● **Materials provided**:
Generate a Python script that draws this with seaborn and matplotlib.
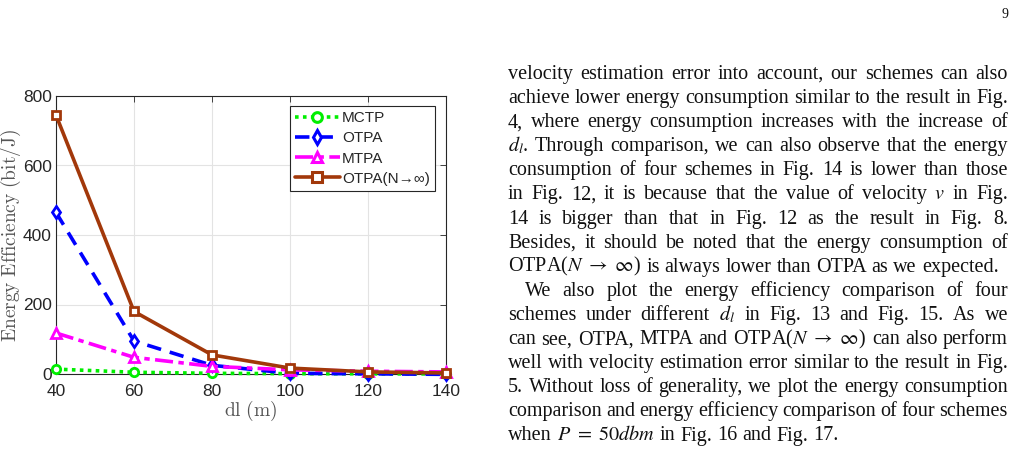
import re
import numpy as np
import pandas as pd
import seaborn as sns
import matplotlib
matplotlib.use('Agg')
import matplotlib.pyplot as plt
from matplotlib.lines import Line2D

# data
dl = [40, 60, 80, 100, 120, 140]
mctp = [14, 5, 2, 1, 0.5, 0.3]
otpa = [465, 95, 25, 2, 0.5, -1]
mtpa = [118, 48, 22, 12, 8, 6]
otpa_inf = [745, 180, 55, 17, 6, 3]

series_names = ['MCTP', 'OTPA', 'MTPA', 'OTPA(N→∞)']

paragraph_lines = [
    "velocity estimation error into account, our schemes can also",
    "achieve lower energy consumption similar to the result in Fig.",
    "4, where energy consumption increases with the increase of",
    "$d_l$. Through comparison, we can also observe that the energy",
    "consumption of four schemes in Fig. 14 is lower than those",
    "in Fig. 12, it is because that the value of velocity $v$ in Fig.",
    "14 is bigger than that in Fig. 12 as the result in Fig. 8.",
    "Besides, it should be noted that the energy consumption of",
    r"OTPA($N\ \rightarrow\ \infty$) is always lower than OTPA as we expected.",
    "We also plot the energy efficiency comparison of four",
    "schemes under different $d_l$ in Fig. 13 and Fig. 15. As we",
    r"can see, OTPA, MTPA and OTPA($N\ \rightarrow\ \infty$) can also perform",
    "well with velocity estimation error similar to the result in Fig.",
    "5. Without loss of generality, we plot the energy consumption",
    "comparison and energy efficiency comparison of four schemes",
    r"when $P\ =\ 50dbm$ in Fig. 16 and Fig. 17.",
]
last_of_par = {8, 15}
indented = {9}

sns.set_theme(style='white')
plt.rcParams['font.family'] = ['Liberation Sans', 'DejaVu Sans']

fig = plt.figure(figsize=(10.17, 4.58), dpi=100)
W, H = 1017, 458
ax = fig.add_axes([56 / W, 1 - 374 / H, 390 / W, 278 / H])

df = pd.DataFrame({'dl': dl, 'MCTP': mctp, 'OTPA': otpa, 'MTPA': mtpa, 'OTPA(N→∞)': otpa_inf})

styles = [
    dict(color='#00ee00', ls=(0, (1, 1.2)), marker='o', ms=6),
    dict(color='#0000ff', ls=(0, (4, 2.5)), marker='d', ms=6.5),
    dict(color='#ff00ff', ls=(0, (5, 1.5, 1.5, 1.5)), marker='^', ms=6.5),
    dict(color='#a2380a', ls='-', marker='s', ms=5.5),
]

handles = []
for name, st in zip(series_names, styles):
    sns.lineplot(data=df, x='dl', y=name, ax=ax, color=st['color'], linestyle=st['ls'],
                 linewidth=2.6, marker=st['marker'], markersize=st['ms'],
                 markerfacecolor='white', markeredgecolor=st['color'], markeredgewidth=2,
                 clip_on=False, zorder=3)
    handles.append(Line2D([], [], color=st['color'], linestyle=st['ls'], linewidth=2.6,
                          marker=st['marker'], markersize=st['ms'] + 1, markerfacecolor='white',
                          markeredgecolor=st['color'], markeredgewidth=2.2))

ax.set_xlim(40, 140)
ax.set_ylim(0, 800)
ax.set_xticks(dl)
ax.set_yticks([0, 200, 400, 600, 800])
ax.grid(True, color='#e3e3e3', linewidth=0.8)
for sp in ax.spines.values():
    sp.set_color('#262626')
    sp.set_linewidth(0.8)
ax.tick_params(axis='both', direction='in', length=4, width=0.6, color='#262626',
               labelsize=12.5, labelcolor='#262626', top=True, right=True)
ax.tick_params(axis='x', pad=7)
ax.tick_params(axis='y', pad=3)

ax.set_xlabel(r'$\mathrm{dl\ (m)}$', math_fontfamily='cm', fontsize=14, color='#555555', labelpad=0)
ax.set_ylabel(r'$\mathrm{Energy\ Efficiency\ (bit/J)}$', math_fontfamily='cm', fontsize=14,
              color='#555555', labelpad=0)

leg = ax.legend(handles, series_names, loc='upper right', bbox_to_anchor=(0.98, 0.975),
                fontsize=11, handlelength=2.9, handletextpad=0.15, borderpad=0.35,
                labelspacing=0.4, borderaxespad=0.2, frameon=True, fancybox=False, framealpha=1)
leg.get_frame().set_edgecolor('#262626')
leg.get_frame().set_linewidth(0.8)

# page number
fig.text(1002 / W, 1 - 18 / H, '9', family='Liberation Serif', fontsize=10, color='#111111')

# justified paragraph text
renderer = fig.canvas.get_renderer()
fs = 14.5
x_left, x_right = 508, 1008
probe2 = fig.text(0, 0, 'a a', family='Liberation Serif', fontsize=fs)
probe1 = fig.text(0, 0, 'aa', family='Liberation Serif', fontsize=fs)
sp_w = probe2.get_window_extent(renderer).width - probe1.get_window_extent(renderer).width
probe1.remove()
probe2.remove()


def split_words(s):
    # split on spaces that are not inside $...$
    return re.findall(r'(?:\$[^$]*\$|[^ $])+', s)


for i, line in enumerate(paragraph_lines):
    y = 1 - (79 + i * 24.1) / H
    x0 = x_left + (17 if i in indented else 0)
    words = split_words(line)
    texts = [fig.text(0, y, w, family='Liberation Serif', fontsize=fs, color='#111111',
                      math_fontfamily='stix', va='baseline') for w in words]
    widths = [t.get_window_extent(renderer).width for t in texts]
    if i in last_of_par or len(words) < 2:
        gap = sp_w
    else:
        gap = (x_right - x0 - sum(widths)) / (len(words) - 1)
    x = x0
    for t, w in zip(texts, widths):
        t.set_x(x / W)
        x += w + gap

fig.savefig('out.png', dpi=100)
...
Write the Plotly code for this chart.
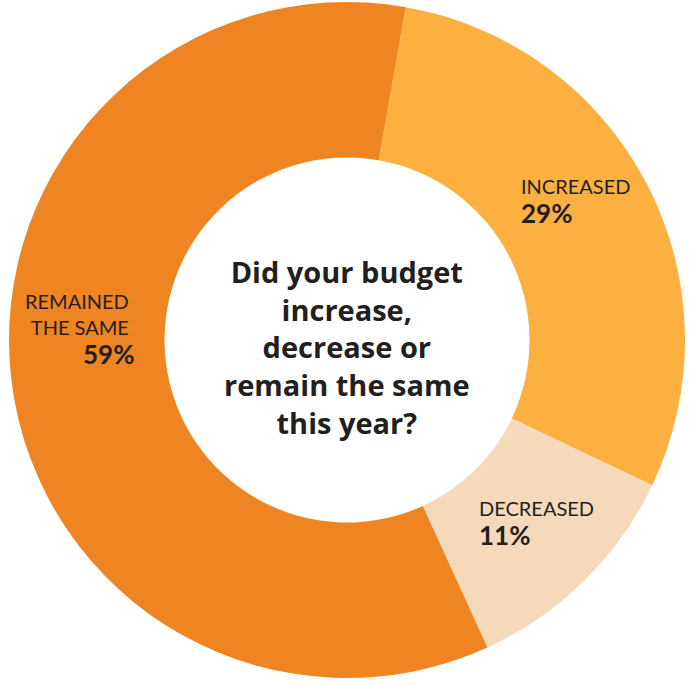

● **Your instructions**:
Only the lines from the one containing "Generate a Python" down to the one containing "series_names = ['MCTP', 'OTPA', 'MTPA', 'OTPA(N→∞)']" should be copied, exactly and with both ends kept. Drop the pictures.

● **Task answer**:
Generate a Python script that draws this with seaborn and matplotlib.
import re
import numpy as np
import pandas as pd
import seaborn as sns
import matplotlib
matplotlib.use('Agg')
import matplotlib.pyplot as plt
from matplotlib.lines import Line2D

# data
dl = [40, 60, 80, 100, 120, 140]
mctp = [14, 5, 2, 1, 0.5, 0.3]
otpa = [465, 95, 25, 2, 0.5, -1]
mtpa = [118, 48, 22, 12, 8, 6]
otpa_inf = [745, 180, 55, 17, 6, 3]

series_names = ['MCTP', 'OTPA', 'MTPA', 'OTPA(N→∞)']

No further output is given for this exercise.